Alicia aan het woord
Op de begrafenis mocht ze niet komen, maar ze kreeg wel een zesde van de erfenis. In weekblad Libelle van deze week vertelt Alicia, een van de buitenechtelijke dochters van prins Bernhard, openhartig over haar ‘geheime’ bestaan.
De prins onthulde het bestaan van Alicia in een interview dat na zijn overlijden op 1 december 2004 in de Volkskrant werd gepubliceerd. Het was de tweede keer sinds de onthulling dat Alicia met journalisten sprak. In het interview met Libelle zegt ze onder andere dat ze onlangs een ernstige vorm van kanker heeft overleefd en dat ze tijdens haar ziekte niets van haar halfzussen heeft gehoord.
Ook vertelt ze over de afwikkeling van de erfenis van prins Bernhard in 2007. Die is gelijk verdeeld over alle dochters. Alicia zelf, Alexia –een andere buitenechtelijke dochter van Bernhard– en koningin Beatrix en de prinsessen Margriet, Irene en Christina ontvingen ieder een zesde van Bernhards vermogen. Van die erfenis heeft Alicia de laatste jaren kunnen leven.

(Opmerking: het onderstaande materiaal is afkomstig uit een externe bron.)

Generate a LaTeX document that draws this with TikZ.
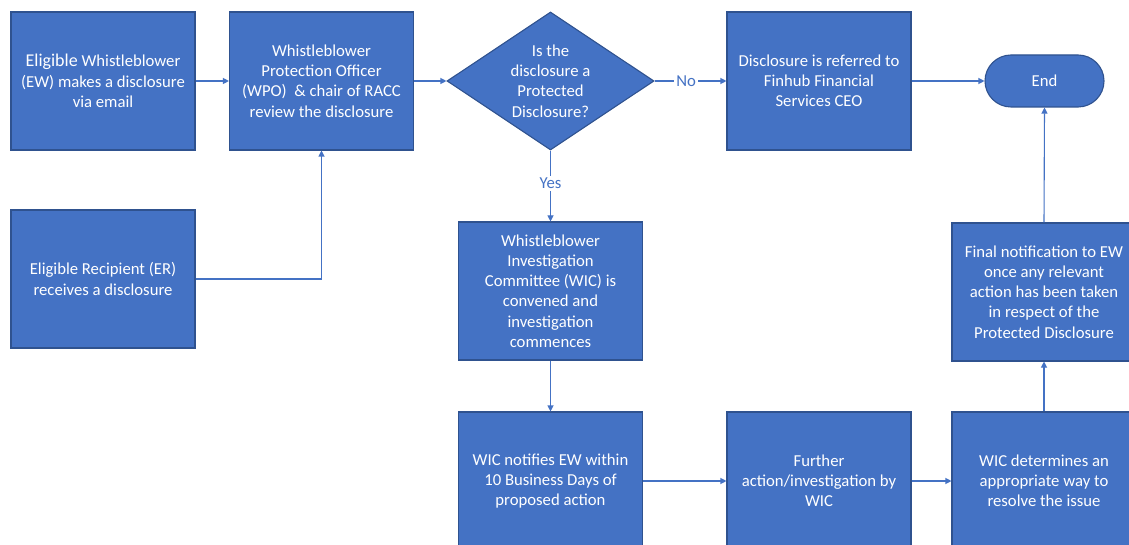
\documentclass[tikz,border=0pt]{standalone}
\usepackage{fontspec}
\setmainfont{Carlito}
\usetikzlibrary{shapes.geometric,arrows.meta}
\definecolor{obox}{HTML}{4472C4}
\definecolor{oedge}{HTML}{2F528F}
\tikzset{
  procbox/.style={rectangle, fill=obox, draw=oedge, line width=1.1pt, minimum width=184pt, minimum height=138pt, inner sep=0pt, text=white, align=center, font=\fontsize{16.7}{20.2}\selectfont},
  txt/.style={text=white, align=center, inner sep=0pt, font=\fontsize{16.7}{20.2}\selectfont},
  conn/.style={draw=obox, line width=1.1pt, -{Triangle[length=6pt,width=6pt]}},
  lbl/.style={fill=white, text=obox, inner sep=2pt, font=\fontsize{16.7}{20}\selectfont}
}
\begin{document}
\begin{tikzpicture}[x=1pt,y=-1pt]
\fill[white] (0,0) rectangle (1129,545);
\useasboundingbox (0,0) rectangle (1129,545);
\clip (0,0) rectangle (1129,545);

\node[procbox] (ew) at (103,81) {{\fontsize{18}{20.2}\selectfont Eligible} Whistleblower\\(EW) makes a disclosure\\via email};
\node[procbox] (wpo) at (321.5,81) {Whistleblower\\Protection Officer\\(WPO) \ \& chair of RACC\\review the disclosure};
\node[diamond, fill=obox, draw=oedge, line width=1.1pt, minimum width=207pt, minimum height=138pt, inner sep=0pt] (dec) at (550.5,81) {};
\node[txt] (dect) at (550.5,81) {Is the\\disclosure a\\Protected\\Disclosure?};
\node[procbox] (ceo) at (819,81) {Disclosure is referred to\\Finhub Financial\\Services CEO};
\node[rectangle, rounded corners=26pt, fill=obox, draw=oedge, line width=1.1pt, minimum width=119pt, minimum height=52pt, inner sep=0pt, text=white, font=\fontsize{16.7}{20}\selectfont] (end) at (1044.5,81) {End};
\node[procbox] (er) at (103,279) {Eligible Recipient (ER)\\receives a disclosure};
\node[procbox] (wic) at (550.5,291) {Whistleblower\\Investigation\\Committee (WIC) is\\convened and\\investigation\\commences};
\node[procbox] (fin) at (1044,292) {Final notification to EW\\once any relevant\\action has been taken\\in respect of the\\Protected Disclosure};
\node[procbox] (notif) at (550.5,481) {WIC notifies EW within\\10 Business Days of\\proposed action};
\node[procbox] (further) at (819,481) {Further\\action/investigation by\\WIC};
\node[procbox] (det) at (1044,481) {WIC determines an\\appropriate way to\\resolve the issue};

\draw[conn] (ew.east) -- (wpo.west);
\draw[conn] (wpo.east) -- (dec.west);
\draw[conn] (dec.east) -- node[lbl, pos=0.44] (nolbl) {No} (ceo.west);
\draw[conn] (ceo.east) -- (end.west);
\draw[conn] (er.east) -| (wpo.south);
\draw[conn] (dec.south) -- node[lbl, pos=0.46] (yeslbl) {Yes} (wic.north);
\draw[conn] (wic.south) -- (notif.north);
\draw[conn] (notif.east) -- (further.west);
\draw[conn] (further.east) -- (det.west);
\draw[conn] (det.north) -- (fin.south);
\draw[conn] (fin.north) -- (end.south);
\end{tikzpicture}
\end{document}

Journaliste Astrid Theunissen bezocht Alicia twee jaar na de dood van prins Bernhard in haar huis in de Amerikaanse staat Californië. Daarna ontstond een vriendschap. Deze winter sprak Theunissen Alicia voor de vierde keer en schreef voor weekblad Libelle over hun ontmoetingen.
Alicia werd in 1952 geboren in San Francisco, haar ouders leerden elkaar kennen in 1951 in Mexico-stad, waar Alicia’s moeder woonde. Alicia kwam regelmatig in de vakantievilla van de Oranjes in het Italiaanse Porto Ercole.
Ze spreekt in het interview ook over haar halfzussen. Met prinses Christina heeft ze eens in de tuin gewerkt van villa De Gelukkige Olifant. De andere halfzussen heeft ze één keer in Nederland gezien. Over Juliana zegt ze: „Een lieve vrouw, en heel gewoon. Ze hield ervan om met de fiets naar de markt te gaan in Italië. Ik ben wel eens met haar meegegaan.”
Op de laatste dag van november 2004 werd Alicia wakker gebeld. Haar vader was stervende. „Ik vertrok onmiddellijk, maar bij mijn aankomst lag hij al opgebaard.” De begrafenis mocht ze niet bijwonen.